My legs were OK but my feet had blisters so it was hard to walk. We got back to the truck and I got my bag and Paul drove Champ & I to her car. We stopped at the first rest area and ran into my brother there. I got the best chocolate milkshake and pretzels i’ve ever eaten. Champ had to run back in after and she ran into Joel.

The car ride home with her was so nice. We knew it would be the last moments we’d have together before she left. Our goodbye at my house was hard. I honestly miss her already. She kept smiling at me and told me how proud of me she was. I still love the fact she woke up ass early and drove an hour and a half and had her own crazy misadventures to see me in this race.
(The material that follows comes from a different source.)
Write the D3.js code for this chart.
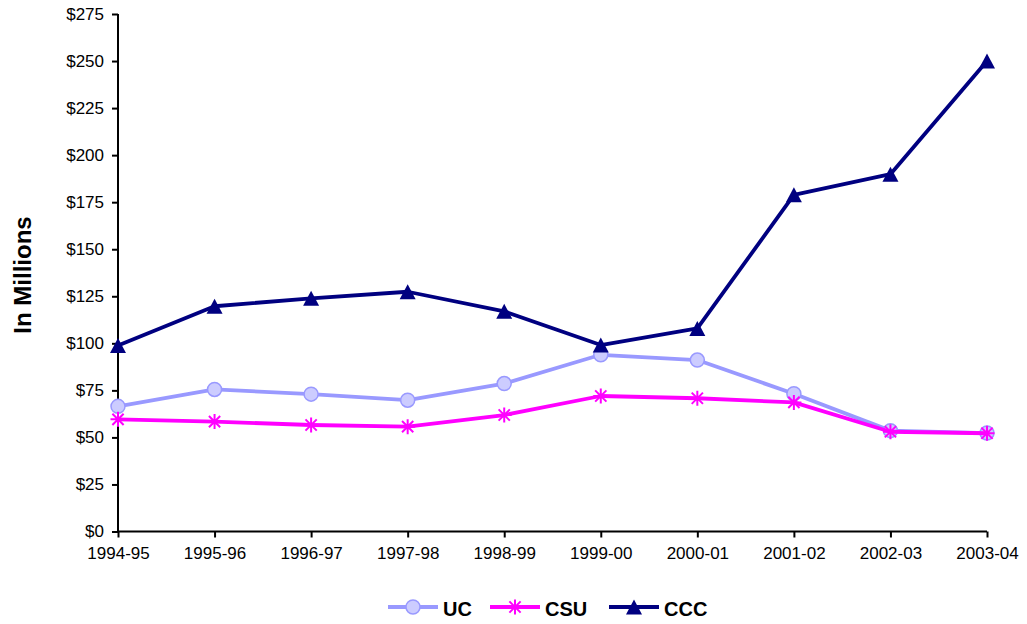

I got inside and my mom started to help me with my blisters. My left foot is OK but my right foot had a blister the side of a silver dollar. I took a three hour nap. Our parents went and got food for Paul & I and then my mom and I watched Life as We Know It. It was good and I didn’t have to think (like in all Katherine Heigl) movies. However, there was a scene where her character drives as fast as she can to the airport. That’s when I cried. There is a huge part of me that wants to do that tomorrow but I'm in training from 10am-2pm and her flight is at 3pm. So I’m just going to take tomorrow easy. I’m going to let myself feel everything that I feel tomorrow.

So what’s the next race? Silks & Satins 5K in Saratoga State Park in about two weeks. I have the rest of July before I make my decision but the next big race may be The Walt Disney World Half Marathon in January. I’d start training for it in August. I’m pretty settled on doing it but I just want to let myself come down from my runner’s high.